Auch innerhalb einer Sportart zieht man in unterschiedlichen Wettbewerben schließlich keine Quervergleiche. Oder hat man einst überlegt, wie der beste Halbschwergewichtler Henry Maske gegen den besten Schwergewichtler Mike Tyson hätte abschneiden können - oder wo er in einem hypothetischen Ranking bei den Schwergewichtlern stehen würde? Nein. Sind Maskes Erfolge deswegen weniger wert? Auf keinen Fall!

Warum wir im Tennis dennoch darüber diskutieren? Weil wir es nicht wissen, nicht faktisch belegen können. Und das eröffnet Raum für Spekulationen. Wie herrlich (aber ergebnislos) ist die Diskussion um den GOAT, den "Greatest Of All Time"! Ist es Rekord-Major-Sieger Roger Federer? Spricht der direkte Vergleich für Rafael Nadal? Der doppelte Grand Slam für Rod Laver? Ein Thema für eine andere Diskussion, und kein zu knappes. Ebenso die Frage nach dem größten Sportler überhaupt: Ist es Ali, Schumacher, Jordan? Oder Federer? Wie, bitteschön, sollte man hier messen? Subjektive Top-100-Listen dieser Art sind trotzdem beliebt. Auch die der besten Filme, Serien und CDs.

Unterschied zwischen "Best Of All Time" und "Greatest Of All Time"

Das Problem im Falle McEnroe und Williams: die Fragestellung. Ist Serena Williams der beste Tennisprofi aller Zeiten, also geschlechterunabhängig, aber alleine aufs Spielen bezogen? Nein, ist sie nicht, und hiernach wurde McEnroe gefragt. Ist sie aber womöglich der größte Tennisprofi aller Zeiten, immer noch geschlechterunabhängig, aber aufgehängt an Karriereerfolgen? Vielleicht, Stichwort GOAT, denn zu der obigen Diskussion gehört sie dazu. (McEnroe im Übrigen nicht.)

Auch wenn die Aufregung hierzulande abnimmt - in den USA herrscht sie weiterhin, nicht zuletzt, weil sich McEnroe auf Buch-Promo befindet.

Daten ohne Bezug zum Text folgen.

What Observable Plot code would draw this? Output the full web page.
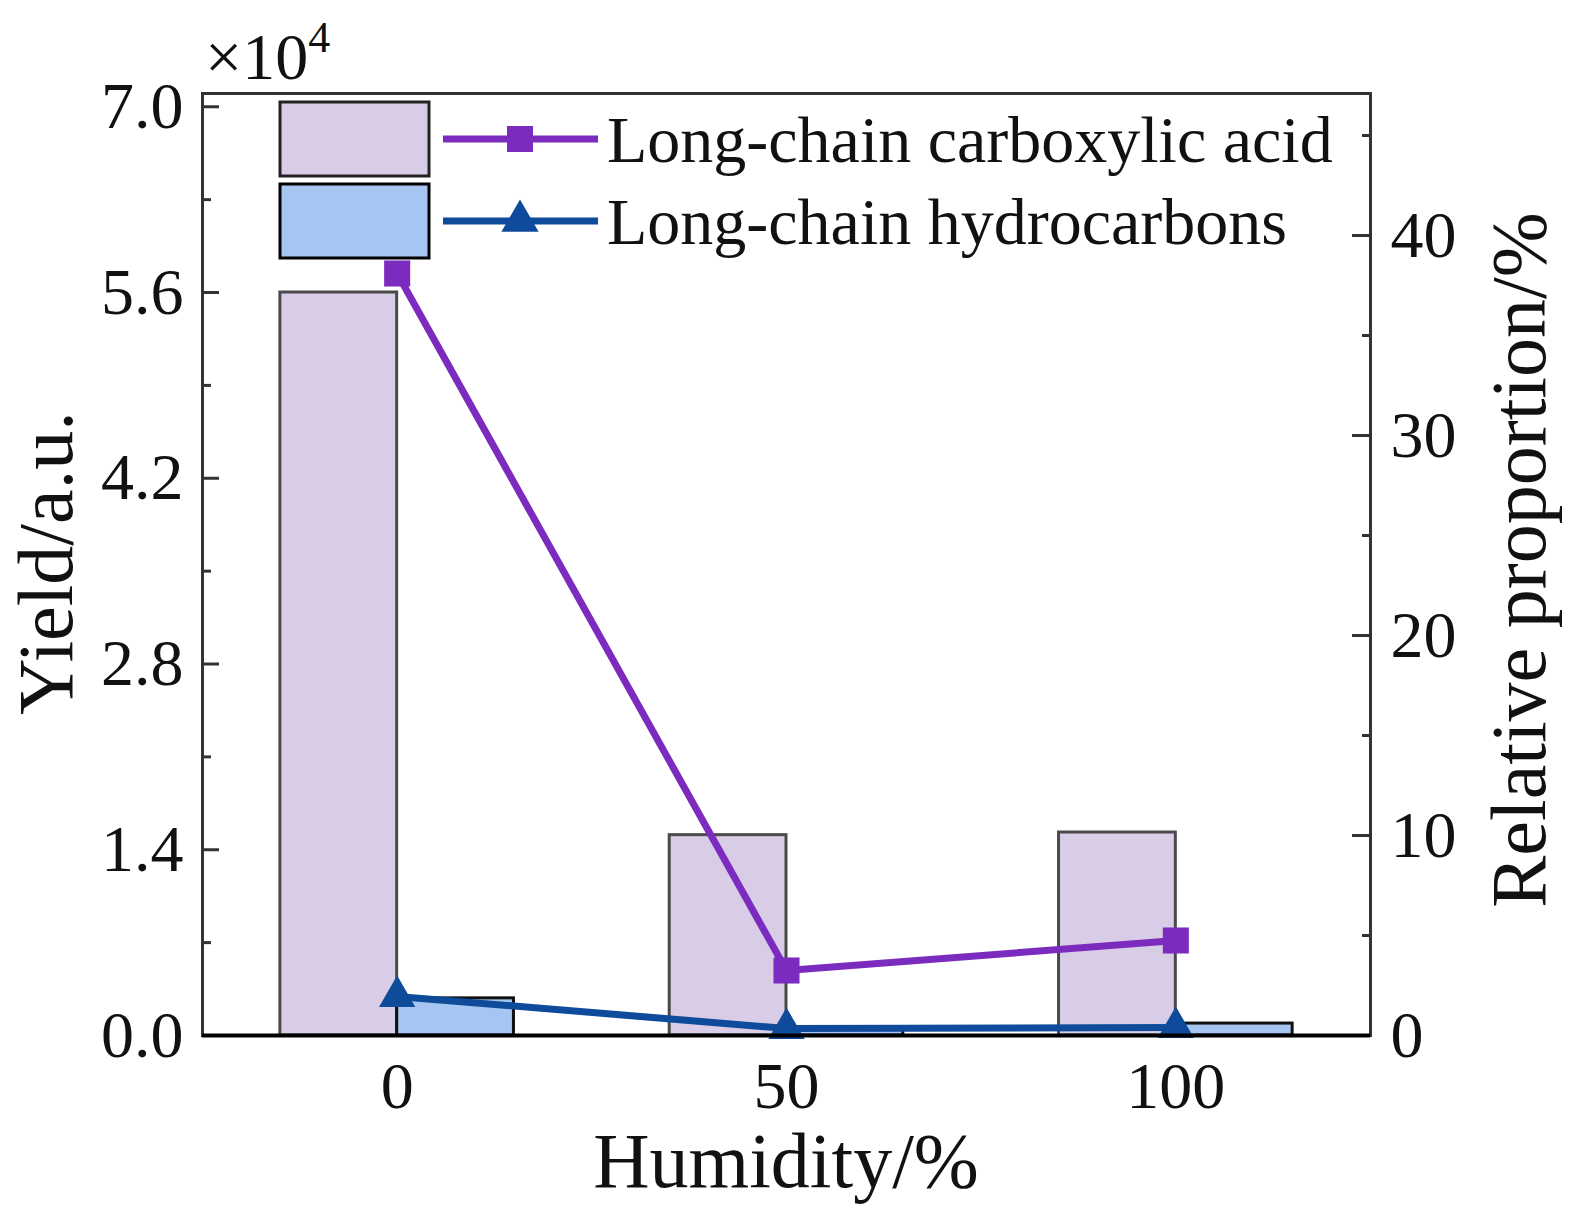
<!DOCTYPE html>
<html><head><meta charset="utf-8">
<script src="https://cdn.jsdelivr.net/npm/d3@7"></script>
<script src="https://cdn.jsdelivr.net/npm/@observablehq/plot@0.6"></script>
<style>
body{margin:0;background:#fff;}
#wrap{position:relative;width:1588px;height:1216px;font-family:"Liberation Serif","Times New Roman",serif;}
#wrap svg{position:absolute;left:0;top:0;}
</style></head><body><div id="wrap"></div>
<script>
// ---- data ----
const humidity = [0, 50, 100];
const acidYield = [5.60, 1.51, 1.53];      // ×10^4 a.u.
const hcYield = [0.28, 0.06, 0.09];        // ×10^4 a.u.
const acidProp = [38.1, 3.25, 4.75];       // %
const hcProp = [1.95, 0.35, 0.40];         // %
const seriesNames = ["Long-chain carboxylic acid", "Long-chain hydrocarbons"];
const leftTicks = [0, 1.4, 2.8, 4.2, 5.6, 7.0];
const leftMinor = [0.7, 2.1, 3.5, 4.9, 6.3];
const rightTicks = [0, 10, 20, 30, 40];
const rightMinor = [5, 15, 25, 35, 45];
const xTicks = [0, 50, 100];

// ---- styles ----
const acidFill = "#d9cce6", hcFill = "#a6c5f1";
const acidLine = "#7b2cbf", hcLine = "#0f4b9b";
const font = `"Liberation Serif","Times New Roman",serif`;
const yMax = 7.1, rMax = 47.1, k = yMax / rMax;
const halfW = 15;

const acidBars = humidity.map((h, i) => ({h, v: acidYield[i]}));
const hcBars = humidity.map((h, i) => ({h, v: hcYield[i]}));
const acidPts = humidity.map((h, i) => ({h, p: acidProp[i]}));
const hcPts = humidity.map((h, i) => ({h, p: hcProp[i]}));

const chart = Plot.plot({
  width: 1588, height: 1216,
  marginLeft: 202, marginRight: 218, marginTop: 93, marginBottom: 181,
  style: {fontFamily: font, fontSize: "66px", color: "#111", background: "transparent"},
  x: {domain: [-25, 125], label: null},
  y: {domain: [0, yMax], label: null},
  marks: [
    Plot.rectY(acidBars, {x1: d => d.h - halfW, x2: d => d.h, y1: 0, y2: "v", fill: acidFill, stroke: "#4a4a4a", strokeWidth: 3}),
    Plot.rectY(hcBars, {x1: d => d.h, x2: d => d.h + halfW, y1: 0, y2: "v", fill: hcFill, stroke: "#111", strokeWidth: 3}),
    Plot.line(acidPts, {x: "h", y: d => d.p * k, stroke: acidLine, strokeWidth: 7}),
    Plot.line(hcPts, {x: "h", y: d => d.p * k, stroke: hcLine, strokeWidth: 7}),
    Plot.dot(acidPts, {x: "h", y: d => d.p * k, symbol: "square", r: 14.7, fill: acidLine, stroke: "none"}),
    Plot.dot(hcPts, {x: "h", y: d => d.p * k, symbol: "triangle", r: 13.5, fill: hcLine, stroke: "none"}),
    // left axis
    Plot.axisY(leftTicks, {anchor: "left", tickSize: -17, strokeWidth: 3, stroke: "#333", text: null, label: null}),
    Plot.axisY(leftMinor, {anchor: "left", tickSize: -9, strokeWidth: 3, stroke: "#333", text: null, label: null}),
    Plot.axisY(leftTicks, {anchor: "left", tickSize: 0, tickPadding: 19, tickFormat: d => d.toFixed(1), fontSize: 66, label: null}),
    // right axis
    Plot.axisY(rightTicks.map(d => d * k), {anchor: "right", tickSize: -19, strokeWidth: 3, stroke: "#333", text: null, label: null}),
    Plot.axisY(rightMinor.map(d => d * k), {anchor: "right", tickSize: -9, strokeWidth: 3, stroke: "#333", text: null, label: null}),
    Plot.axisY(rightTicks.map(d => d * k), {anchor: "right", tickSize: 0, tickPadding: 20, tickFormat: d => String(Math.round(d / k)), fontSize: 66, label: null}),
    // x axis
    Plot.axisX(xTicks, {anchor: "bottom", tickSize: 0, tickPadding: 26, fontSize: 66, label: null}),
    Plot.frame({stroke: "#333", strokeWidth: 3}),
    Plot.ruleY([0], {stroke: "#000", strokeWidth: 4})
  ]
});
document.getElementById("wrap").appendChild(chart);

// ---- titles and legend overlay ----
const ov = d3.select("#wrap").append("svg")
  .attr("width", 1588).attr("height", 1216)
  .style("font-family", font).style("pointer-events", "none");

ov.append("text").attr("transform", "translate(72,563) rotate(-90)")
  .attr("text-anchor", "middle").attr("font-size", 78).attr("fill", "#111").text("Yield/a.u.");
ov.append("text").attr("transform", "translate(1545,560) rotate(-90)")
  .attr("text-anchor", "middle").attr("font-size", 78).attr("fill", "#111").text("Relative proportion/%");
ov.append("text").attr("x", 786).attr("y", 1187)
  .attr("text-anchor", "middle").attr("font-size", 78).attr("fill", "#111").text("Humidity/%");
const mult = ov.append("text").attr("x", 205).attr("y", 79).attr("font-size", 66).attr("fill", "#111");
mult.append("tspan").text("×10");
mult.append("tspan").attr("font-size", 44).attr("dy", -27).text("4");

const legend = [
  {name: seriesNames[0], fill: acidFill, boxStroke: "#222", line: acidLine, sym: d3.symbolSquare, size: 26 * 26, y: 139},
  {name: seriesNames[1], fill: hcFill, boxStroke: "#000", line: hcLine, sym: d3.symbolTriangle, size: 600, y: 221}
];
legend.forEach(L => {
  ov.append("rect").attr("x", 280).attr("y", L.y - 37).attr("width", 149).attr("height", 74)
    .attr("fill", L.fill).attr("stroke", L.boxStroke).attr("stroke-width", 3);
  ov.append("line").attr("x1", 443).attr("x2", 598).attr("y1", L.y).attr("y2", L.y)
    .attr("stroke", L.line).attr("stroke-width", 7);
  ov.append("path").attr("d", d3.symbol(L.sym, L.size)()).attr("transform", `translate(520,${L.y})`)
    .attr("fill", L.line);
  ov.append("text").attr("x", 607).attr("y", L.y + 23).attr("font-size", 66).attr("fill", "#111").text(L.name);
});
</script></body></html>
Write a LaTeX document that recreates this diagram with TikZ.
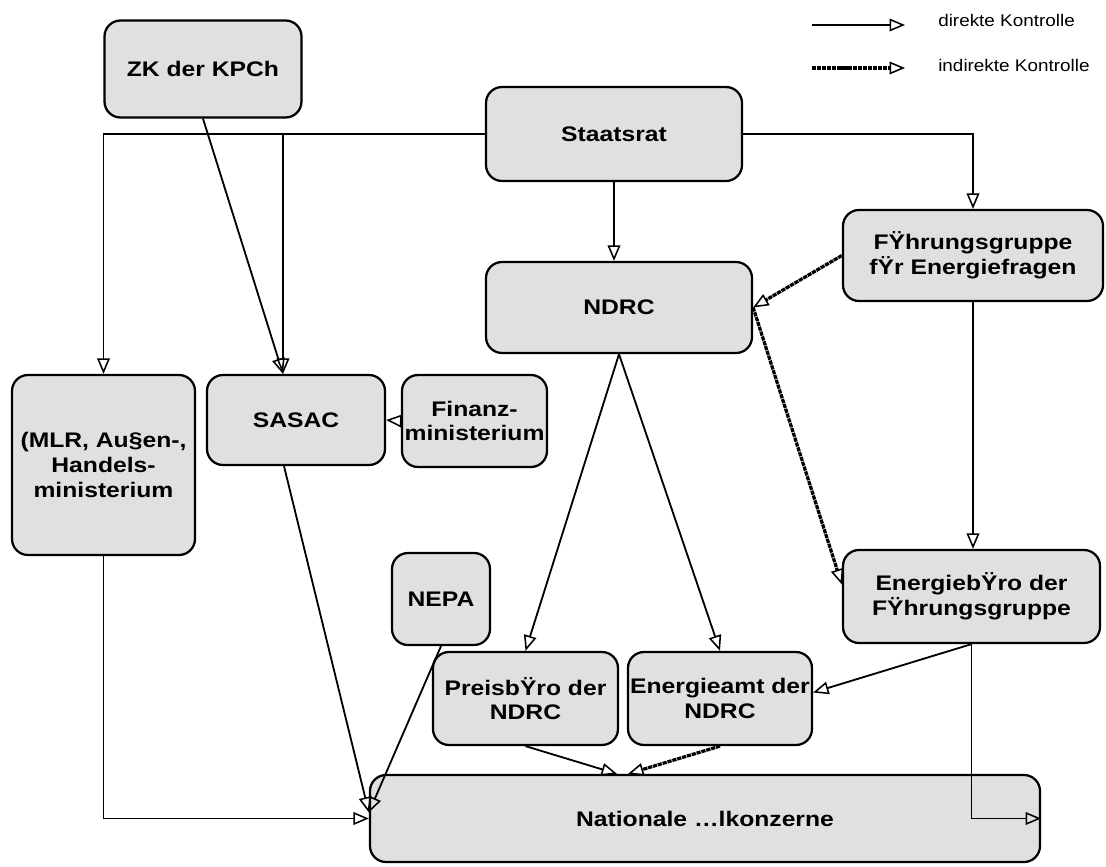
\documentclass[tikz,border=0pt]{standalone}
\usepackage{fontspec}
\setmainfont{Liberation Sans}
\newfontfamily\kastenfont{Liberation Sans Bold}[FakeStretch=1.17]
\newfontfamily\legendenfont{Liberation Sans}[FakeStretch=1.12]
\usepackage{tikz}
\usetikzlibrary{arrows.meta}
\tikzset{
  Kasten/.style 2 args={draw, line width=1.6pt, fill=black!12,
    rounded corners=0.4cm, minimum width=#1*0.025cm, minimum height=#2*0.025cm,
    inner sep=0pt, align=center, font=\kastenfont\fontsize{15}{17.5}\selectfont}, % für Kästen
  Pfeil/.style={-{Triangle[open, length=11pt, width=9pt, line width=1.1pt]}},
  DPfeil/.style={Pfeil, line width=1.3pt}, % direkte Kontrolle
  IPfeil/.style={Pfeil, line width=2.3pt, dash pattern=on 3pt off 0.6pt}, % indirekte Kontrolle
  Legende/.style={anchor=west, inner sep=0pt, font=\legendenfont\fontsize{12}{14}\selectfont}
}

\begin{document}
\begin{tikzpicture}[x=0.025cm, y=-0.025cm]
\useasboundingbox (0,0) rectangle (1106,867);

%Kästen
\node[Kasten={197}{97}]  (zk)        at (203,69)      {ZK der KPCh};
\node[Kasten={256}{94}]  (staatsrat) at (614,134)     {Staatsrat};
\node[Kasten={260}{91}]  (fuehrung)  at (973,255.5)   {FŸhrungsgruppe\\fŸr Energiefragen};
\node[Kasten={266}{91}]  (ndrc)      at (619,307.5)   {NDRC};
\node[Kasten={183}{180}] (mlr)       at (103.5,465)   {(MLR, Au§en-,\\Handels-\\ministerium};
\node[Kasten={178}{90}]  (sasac)     at (296,420)     {SASAC};
\node[Kasten={145}{92}]  (finanz)    at (474.5,421)   {Finanz-\\ministerium};
\node[Kasten={98}{92}]   (nepa)      at (441,599)     {NEPA};
\node[Kasten={257}{93}]  (ebuero)    at (971.5,596.5) {EnergiebŸro der\\FŸhrungsgruppe};
\node[Kasten={185}{93}]  (preis)     at (525.5,698.5) {PreisbŸro der\\NDRC};
\node[Kasten={184}{93}]  (eamt)      at (720,698.5)   {Energieamt der\\NDRC};
\node[Kasten={670}{87}]  (nat)       at (705,818.5)   {Nationale …lkonzerne};

%Hilfspunkte
\coordinate (sasacin)  at ([shift={(-13,0)}]sasac.north);
\coordinate (sasacout) at ([shift={(-12,0)}]sasac.south);
\coordinate (natlinks) at ([shift={(0,-6)}]nat.west);

%Verbindungen
\draw[DPfeil] (staatsrat.west) -| (mlr.north);
\draw[DPfeil] (staatsrat.west) -| (sasacin);
\draw[DPfeil] (zk.south) -- (sasacin);
\draw[DPfeil] (staatsrat.east) -| (fuehrung.north);
\draw[DPfeil] (staatsrat.south) -- (staatsrat.south |- ndrc.north);
\draw[IPfeil] (fuehrung.west) -- (ndrc.east);
\draw[IPfeil] (ndrc.east) -- ([shift={(0,-12)}]ebuero.west);
\draw[DPfeil] (fuehrung.south) -- (fuehrung.south |- ebuero.north);
\draw[IPfeil] (finanz.west) -- (sasac.east);
\draw[DPfeil] (ndrc.south) -- (preis.north);
\draw[DPfeil] (ndrc.south) -- (eamt.north);
\draw[DPfeil] (ebuero.south) -- ([shift={(0,-6)}]eamt.east);
\draw[DPfeil] (ebuero.south) |- (nat.east);
\draw[DPfeil] (mlr.south) |- (nat.west);
\draw[DPfeil] (sasacout) -- (natlinks);
\draw[DPfeil] (nepa.south) -- (natlinks);
\draw[DPfeil] (preis.south) -- ([shift={(-88,0)}]nat.north);
\draw[IPfeil] (eamt.south) -- ([shift={(-77,0)}]nat.north);

%Legende
\coordinate (d1) at (812,25);
\coordinate (d2) at (905,25);
\coordinate (i1) at (812,68);
\coordinate (i2) at (905,68);
\draw[DPfeil] (d1) -- (d2);
\draw[IPfeil] (i1) -- (i2);
\node[Legende] (dtext) at (938,20) {direkte Kontrolle};
\node[Legende] (itext) at (938,65) {indirekte Kontrolle};

\end{tikzpicture}
\end{document}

Unabhängig von der Frage, ob er sich eine höhere Aufmerksamkeit hierfür hätte wünschen können, wird er trotz seiner sachlichen Ausführungen weiterhin gejagt. Und die Diskussion nimmt teils groteske Züge an. Ob er sich entschuldigen wolle, wurde er nun bei "CBS" gefragt, ja fast gedrängt. McEnroe blieb standhaft, er hielt an seiner Aussage fest, nicht, ohne Williams nochmals zu preisen. Vergeblich.

Der nächste Kampf der Geschlechter?

Vielleicht ist diese überflüssige Diskussion jedoch für eines gut: für den nächsten Kampf der Geschlechter, nach Riggs gegen Court, Riggs gegen King, Connors gegen Navratilova, Braasch gegen Williams. Was wäre das für ein Duell zwischen "Big Mac" und Serena! Immerhin hatte McEnroe vor zwei Jahren bei "Jimmy Kimmel Live" behauptet, gegen Williams gewinnen zu können.

Der Vergleich - egal, wer gewänne - würde natürlich wieder hinken: Mann gegen Frau, ein 58-jähriger Tennis-Rentner gegen eine 35-jährige Wiedereinsteigerin. Es wäre ein sportlich unnötiges Duell - aber medienwirksam ein großer Spaß. Erst recht nach den letzten Tagen.